Juniorski PŚ ma być dla zawodników jedynie wstępem do wielkich karier, żeby jak najlepiej zaznajomić się z popularnymi torami, czy przyzwyczaić się do międzynarodowej rywalizacji o dużą stawkę. Nie znaczy to jednak, że pucharowe starty mają się ograniczać wyłącznie do zdobywania doświadczenia. Wręcz przeciwnie, wszyscy w polskim obozie liczą na udany początek sezonu i szybkie przejazdy przed tomaszowską publicznością, która podczas dwóch najbliższych weekendów ma być sprzymierzeńcem naszych zawodników.
– To będzie dla nas sprawdzian, bo docelową, priorytetową imprezą w tym sezonie pozostają MŚ. Na pewno są szanse na medale, nie tylko wśród dziewczyn. Mocny jest Mateusz Śliwka, a duży progres wykonał Szymon Kwapisz i on również powinien być wiodącą postacią. Na pewno możemy zagwarantować walkę w biegach drużynowych, gdzie zarówno u dziewczyn, jak i chłopaków jest realna szansa na dobry wynik, może nawet na medal.
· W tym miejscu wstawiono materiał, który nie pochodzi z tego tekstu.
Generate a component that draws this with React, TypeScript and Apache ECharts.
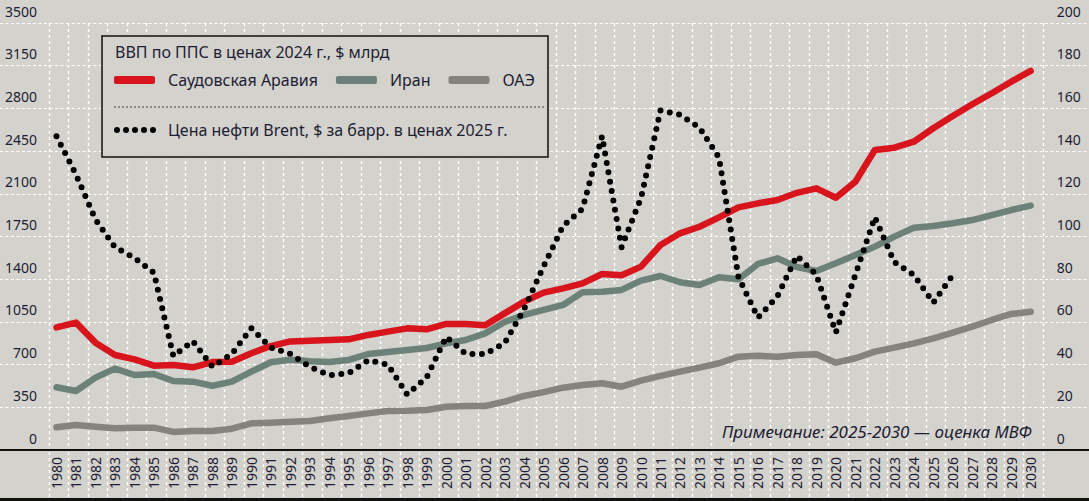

To pierwsze dwa PŚ dadzą nam odpowiedź, jaki postęp wykonaliśmy w ostatnim czasie – wyjaśnia trener Stanuch.
Jedną z nadziei juniorskiej reprezentacji Polski w łyżwiarstwie szybkim na sukces w PŚJ w Tomaszowie Mazowieckim będzie Mateusz Śliwka. Mistrz Polski seniorów w wieloboju, który w lutym tego roku zdobył w drużynie sprinterskiej brąz MŚ juniorów, a w marcu w Inzell brał udział w wielobojowych MŚ, zamierza w pełni wykorzystać starty na torze w Arenie Lodowej, którą zna od podszewki.
– Na krótszych dystansach jak 500 czy 1000 metrów tor na pewno nie jest atutem w jeździe, ale warunki dla każdego są równe. Na trybunach pojawi się moja rodzina, a to zawsze milej, gdy dopinguje ona z bliska, a nie sprzed telewizora – opowiada Śliwka, który w pierwszym PŚ juniorów w Tomaszowie Mazowieckim wystąpi na 1000 i 1500 metrów. – W tej drugiej konkurencji, jak również na 5 kilometrów chciałbym pokazać w tym sezonie, na co mnie stać. To mój ostatni rok startów w juniorach i zanim przejdę do seniorów, chcę spokojnie powalczyć o najwyższe cele w swojej kategorii wiekowej – dodaje zawodnik UKS 3 Milanówek.
Początek dwudniowego PŚ juniorów w łyżwiarstwie szybkim w Tomaszowie Mazowieckim w sobotę, 30 listopada. Kolejna edycja tych zawodów odbędzie się tydzień później również w Tomaszowie. Wstęp na to wydarzenie jest bezpłatny.